Третий звонок - стр. 17
Я согласился с этой очевидной истиной. Но от этого не делалось ни веселей, ни понятней, как жить дальше. Уходили в безвозвратное прошлое все наши пярнуские посиделки, культурабенды, поэтические вечера – не только в Политехническом, но где бы то ни было. Сменялась эпоха, умирали друзья. Те, некоторые, были «далече», а «иных» становилось все больше и больше.
В конце 80-х я проводил в последний путь вслед за Ильей Авербахом, Андрюшей Мироновым, Юрием Богатыревым сначала – Арсения Тарковского, затем Натана Эйдельмана, затем Давида Самойлова, и вот-вот должен был уйти из жизни мой друг, режиссер Борис Галантер. Круг моих московских друзей становился все уже. Но, сужаясь, он, увы, не становился теснее. И это тоже была примета нового времени. Озабоченные и растерянные, мои друзья метались в поисках стабильности, просто-напросто – заработка в новых условиях перестройки и начавшихся экономических перемен. Мы теперь встречались в основном на похоронах и поминках, лишь иногда дома на кухне. Реже, чем раньше, еще и потому, что добраться друг до друга или принять кого-то хлебом-солью становилось для таких, как мы, серьезной проблемой. О том, чтобы, как в старину, пригласить в ресторан Дома кино или Дома литераторов компашку близких и закатить банкет на 10–15 персон, и речи быть не могло! Да и разговоры наши, когда встречались, делались все озабоченней и грустней. Иногда складывалось впечатление, что собрались поныть и поплакаться друг другу в жилетку. Рвались, видоизменялись теплые дружеские связи. Последние нити, связывающие меня с Москвой, ослабевали. И, как неотвратимо стареющий, предчувствующий конец жизни князь Болконский, искавший, где ему постелиться на ночь, избегая привычного дивана, кровати, угла под образами, в страхе обрести там смертный одр, я стал искать место – если уж нельзя было изменить время, – где я смог бы избежать затухания, окисления, депрессии.
И вот в декабре 1990 года возник соблазн примкнуть к группе Арье – Мальцева, в порядке пробы поехать с ними на разведку в Израиль, поглядеть, что там и как; понять для себя, что это за русскоязычный театр они придумывают и смогу ли я в нем работать.
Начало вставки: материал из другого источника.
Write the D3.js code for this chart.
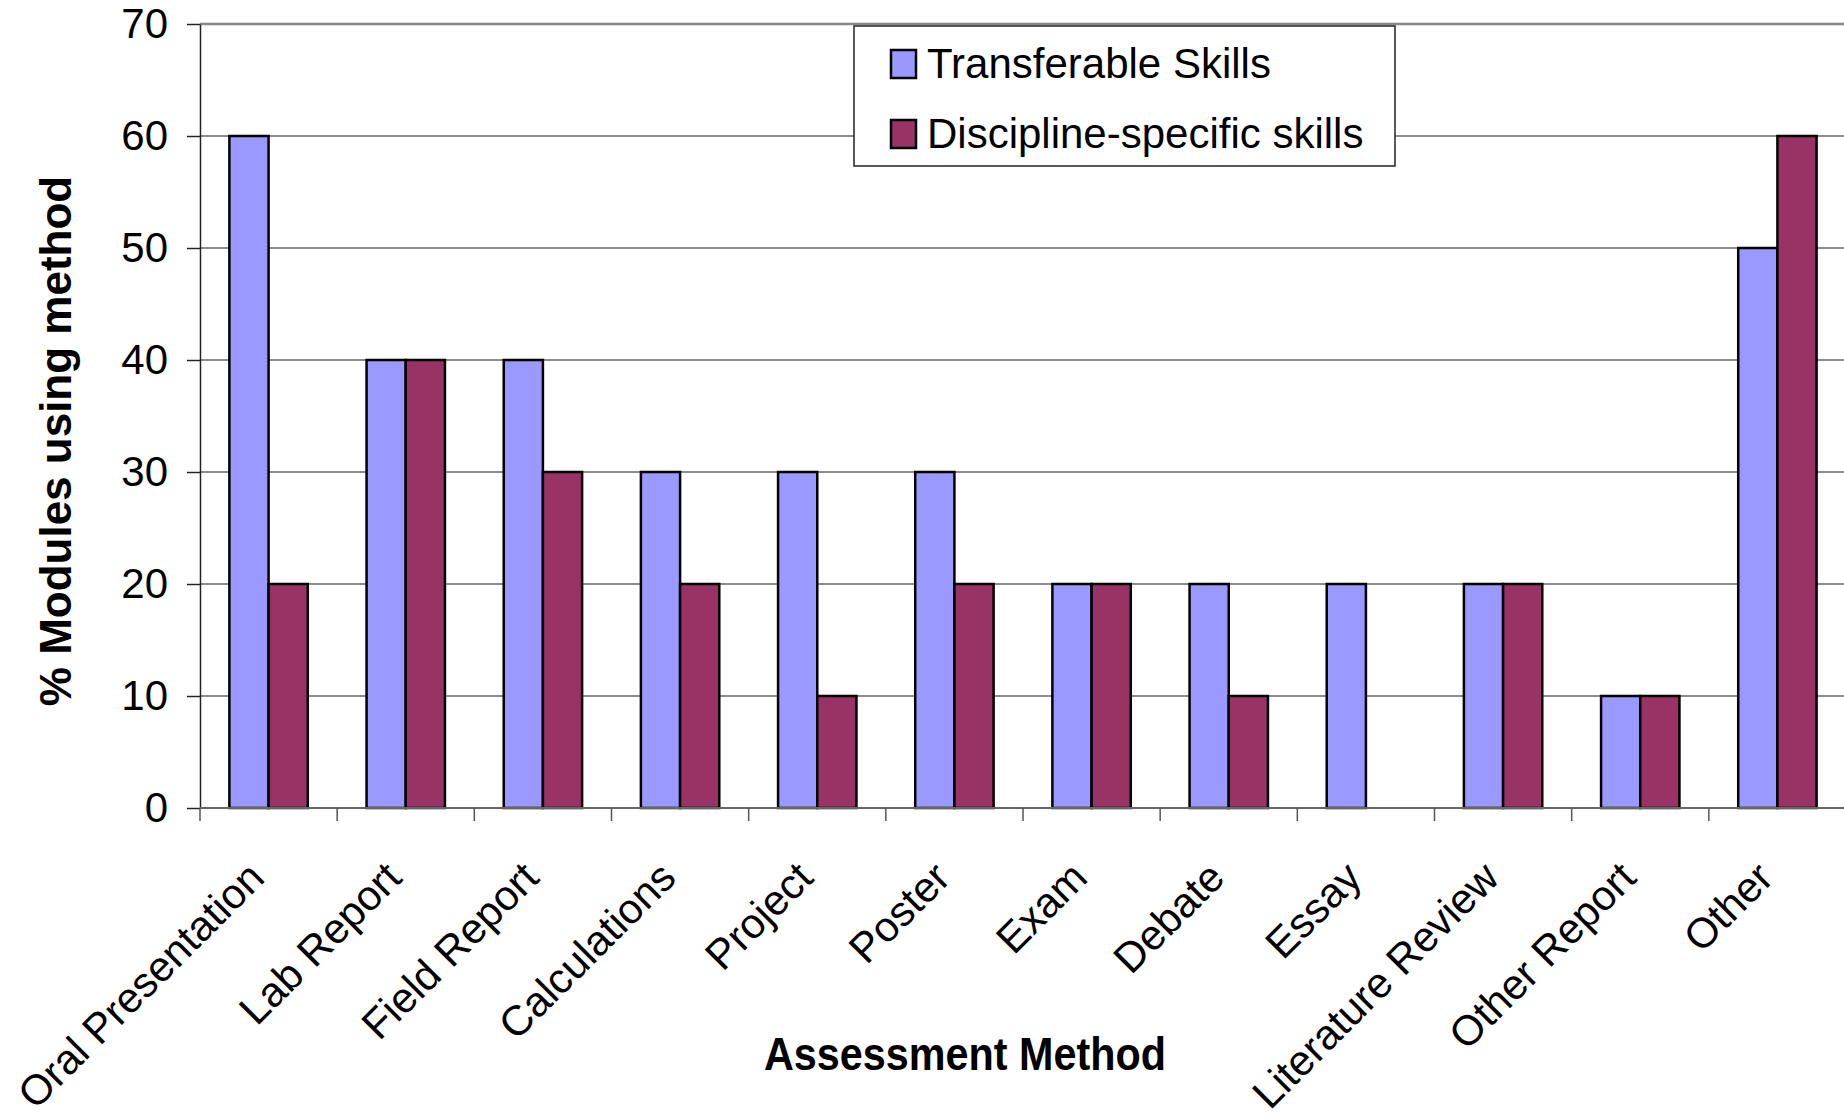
<!DOCTYPE html>
<html>
<head>
<meta charset="utf-8">
<script src="https://cdnjs.cloudflare.com/ajax/libs/d3/7.8.5/d3.min.js"></script>
<style>
    html, body { margin: 0; padding: 0; background: #fff; }
    svg { display: block; font-family: "Liberation Sans", Arial, sans-serif; }
</style>
</head>
<body>
<div id="chart"></div>
<script>
var categories = ["Oral Presentation", "Lab Report", "Field Report", "Calculations", "Project", "Poster",
    "Exam", "Debate", "Essay", "Literature Review", "Other Report", "Other"];
var transferable = [60, 40, 40, 30, 30, 30, 20, 20, 20, 20, 10, 50];
var discipline = [20, 40, 30, 20, 10, 20, 20, 10, 0, 20, 10, 60];
var seriesNames = ["Transferable Skills", "Discipline-specific skills"];
var seriesColors = ["#9999FF", "#993366"];
var yTicks = [0, 10, 20, 30, 40, 50, 60, 70];

var w = 1844, h = 1119;
var margin = {top: 24, left: 200, bottom: 311};
var plotRight = 1846;

var svg = d3.select("#chart").append("svg")
    .attr("width", w)
    .attr("height", h);

var x = d3.scaleBand()
    .domain(categories)
    .range([margin.left, plotRight])
    .padding(0);

var xs = d3.scaleBand()
    .domain([0, 1])
    .range([0, x.bandwidth()])
    .paddingInner(0)
    .paddingOuter(0.75);

var y = d3.scaleLinear()
    .domain([0, 70])
    .range([h - margin.bottom, margin.top]);

// gridlines
svg.append("g")
    .selectAll("line")
    .data(yTicks.filter(function (d) { return d > 0; }))
    .enter().append("line")
    .attr("x1", margin.left)
    .attr("x2", plotRight)
    .attr("y1", function (d) { return y(d); })
    .attr("y2", function (d) { return y(d); })
    .style("stroke", function (d) { return d === 70 ? "#888" : "#666"; })
    .style("stroke-width", function (d) { return d === 70 ? 2.5 : 1.5; });

// bars
var rows = categories.map(function (c, i) {
    return {cat: c, vals: [transferable[i], discipline[i]]};
});

var group = svg.append("g")
    .selectAll("g")
    .data(rows)
    .enter().append("g")
    .attr("transform", function (d) { return "translate(" + x(d.cat) + ",0)"; });

group.selectAll("rect")
    .data(function (d) {
        return d.vals.map(function (v, k) { return {k: k, v: v}; }).filter(function (e) { return e.v > 0; });
    })
    .enter().append("rect")
    .attr("x", function (d) { return xs(d.k); })
    .attr("y", function (d) { return y(d.v); })
    .attr("width", xs.bandwidth())
    .attr("height", function (d) { return y(0) - y(d.v); })
    .style("fill", function (d) { return seriesColors[d.k]; })
    .style("stroke", "#000")
    .style("stroke-width", 2.5);

// y axis
var yAxis = d3.axisLeft(y)
    .tickValues(yTicks)
    .tickSizeInner(13)
    .tickSizeOuter(0)
    .tickPadding(19);

var yg = svg.append("g")
    .attr("transform", "translate(" + margin.left + ",0)")
    .call(yAxis);
yg.select(".domain").style("stroke", "#222").style("stroke-width", 1.5);
yg.selectAll(".tick line").style("stroke", "#222").style("stroke-width", 1.5);
yg.selectAll(".tick text")
    .style("font-size", "42px")
    .style("font-family", "'Liberation Sans', Arial, sans-serif")
    .style("fill", "#000");

// x axis line and boundary ticks
svg.append("line")
    .attr("x1", margin.left)
    .attr("x2", plotRight)
    .attr("y1", y(0))
    .attr("y2", y(0))
    .style("stroke", "#666")
    .style("stroke-width", 2);

var bounds = categories.map(function (c) { return x(c); }).concat([x.range()[1]]);
svg.append("g")
    .selectAll("line")
    .data(bounds)
    .enter().append("line")
    .attr("x1", function (d) { return d; })
    .attr("x2", function (d) { return d; })
    .attr("y1", y(0))
    .attr("y2", y(0) + 13)
    .style("stroke", "#555")
    .style("stroke-width", 1.5);

// category labels
svg.append("g")
    .selectAll("text")
    .data(categories)
    .enter().append("text")
    .attr("transform", function (d) {
        return "translate(" + (x(d) + x.bandwidth() / 2 - 2) + "," + (y(0) + 72) + ") rotate(-45)";
    })
    .attr("text-anchor", "end")
    .style("font-size", "42px")
    .text(function (d) { return d; });

// axis titles
svg.append("text")
    .attr("transform", "translate(71,441) rotate(-90)")
    .attr("text-anchor", "middle")
    .style("font-size", "44px")
    .style("font-weight", "bold")
    .text("% Modules using method");

svg.append("text")
    .attr("x", 965)
    .attr("y", 1070)
    .attr("text-anchor", "middle")
    .attr("textLength", 402)
    .attr("lengthAdjust", "spacingAndGlyphs")
    .style("font-size", "46px")
    .style("font-weight", "bold")
    .text("Assessment Method");

// legend
var legend = svg.append("g").attr("transform", "translate(854,26)");
legend.append("rect")
    .attr("width", 541)
    .attr("height", 140)
    .style("fill", "#fff")
    .style("stroke", "#222")
    .style("stroke-width", 1.5);

var item = legend.selectAll(".item")
    .data(seriesNames)
    .enter().append("g")
    .attr("class", "item")
    .attr("transform", function (d, i) { return "translate(0," + (i * 70) + ")"; });

item.append("rect")
    .attr("x", 37)
    .attr("y", 24)
    .attr("width", 25)
    .attr("height", 28)
    .style("fill", function (d, i) { return seriesColors[i]; })
    .style("stroke", "#000")
    .style("stroke-width", 2.5);

item.append("text")
    .attr("x", 73)
    .attr("y", 52)
    .style("font-size", "42px")
    .text(function (d) { return d; });
</script>
</body>
</html>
Сказано – сделано.
Эта первая проверочная поездка в Израиль была бы вполне хороша, успешна, все было бы изумительно-замечательно: и Иерусалим, и Стена плача, и море, и природа, и банкеты, и вкусная еда, и дешевая водка, и встречи со старыми друзьями, поселившимися там двадцать лет назад, – словом, все-все было бы «бэсэдер» (в порядке), если бы не одно маленькое обстоятельство. Мне за эти две недели пребывания нужно было прийти к окончательному решению: ехать сюда или оставаться в Москве? За эти две недели концертов-спектаклей, которые собрал и организовал режиссер Евгений Арье, за эти 14 дней впечатлений, застолий, разговоров с людьми, обсуждений со своими – с Гришей Лямпе, с Леней Каневским, – которые, как и я, еще только решались (Валя Никулин и Люда Хмельницкая уже решились), несмотря на липкую жару, чужой пейзаж, абсолютно иной, пугающий меня язык – вязь надписей на нем этакими рыболовными крючками над витринами магазинов и в огнях неоновых реклам, – следовало решить, дать ответ себе и другим на вопрос: способен я, в свои 56 лет, круто изменить жизнь в попытке обновления? Или просто вернуться в Москву, привезти домашним израильские сувениры, туристские рассказы о земле их предков и на этом окончательно поставить точку, продолжая предопределенный мне судьбой привычный путь?